#### [The exercise]
Could you copy every line from the material below in which "with" appears?

## begin Exercise materials

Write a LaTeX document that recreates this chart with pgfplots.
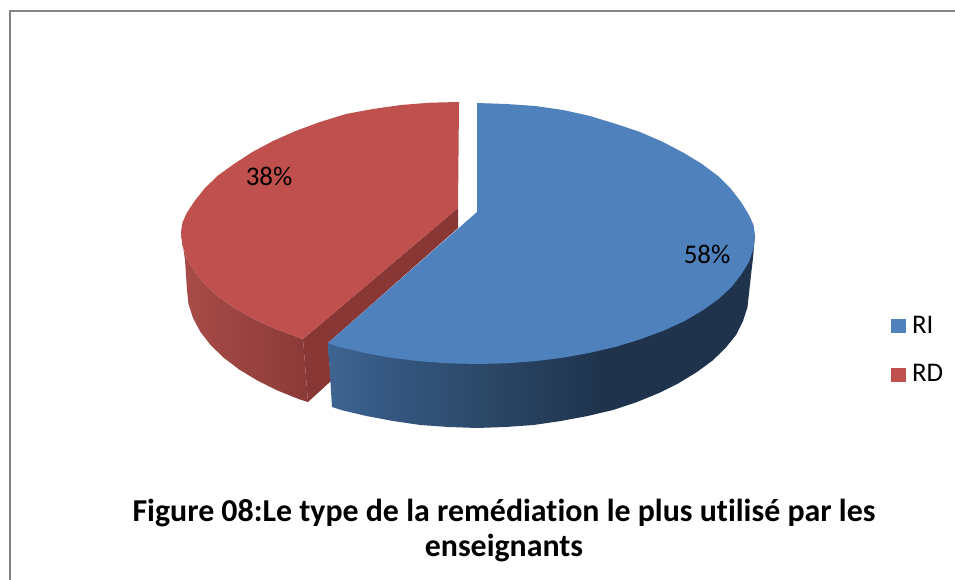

## end Exercise materials
## begin Exercise materials

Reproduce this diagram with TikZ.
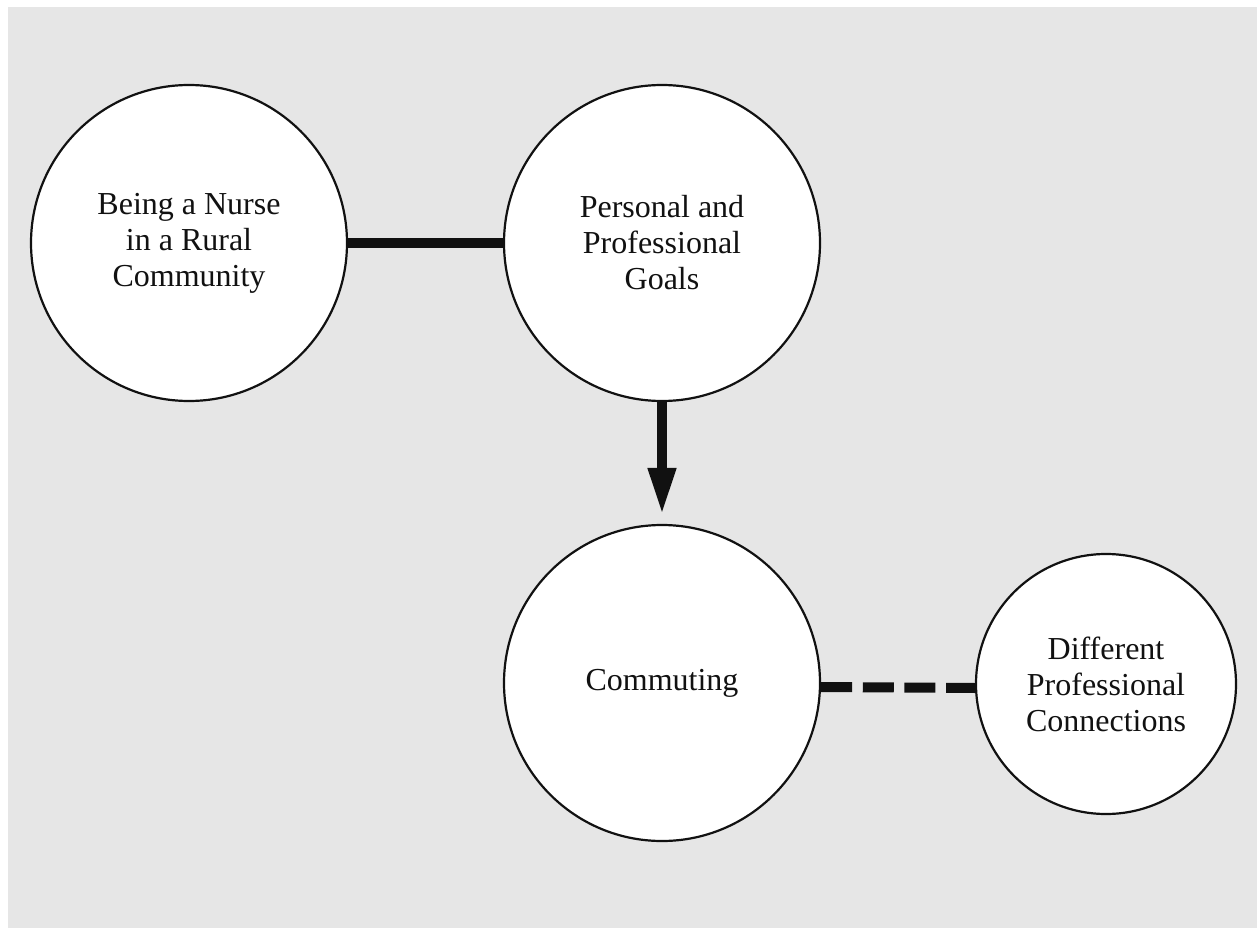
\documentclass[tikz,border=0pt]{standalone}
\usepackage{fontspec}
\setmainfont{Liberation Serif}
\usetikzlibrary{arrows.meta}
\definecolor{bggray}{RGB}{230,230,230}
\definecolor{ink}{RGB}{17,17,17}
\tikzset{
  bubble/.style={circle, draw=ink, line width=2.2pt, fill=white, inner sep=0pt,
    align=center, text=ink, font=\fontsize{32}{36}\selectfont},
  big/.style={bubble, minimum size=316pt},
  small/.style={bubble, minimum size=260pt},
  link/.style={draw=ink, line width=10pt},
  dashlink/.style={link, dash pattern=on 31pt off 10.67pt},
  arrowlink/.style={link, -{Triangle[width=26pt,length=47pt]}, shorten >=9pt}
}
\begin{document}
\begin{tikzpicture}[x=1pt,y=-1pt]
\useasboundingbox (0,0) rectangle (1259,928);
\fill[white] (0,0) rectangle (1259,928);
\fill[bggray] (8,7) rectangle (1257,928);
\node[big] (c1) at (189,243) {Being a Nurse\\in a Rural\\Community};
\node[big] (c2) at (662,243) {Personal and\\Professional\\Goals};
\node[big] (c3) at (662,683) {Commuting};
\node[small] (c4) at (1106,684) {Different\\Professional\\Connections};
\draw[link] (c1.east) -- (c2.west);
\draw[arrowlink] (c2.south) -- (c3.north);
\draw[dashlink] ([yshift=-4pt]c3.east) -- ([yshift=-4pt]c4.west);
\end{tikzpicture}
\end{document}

## end Exercise materials

#### [Result below]
Write a LaTeX document that recreates this chart with pgfplots.
Reproduce this diagram with TikZ.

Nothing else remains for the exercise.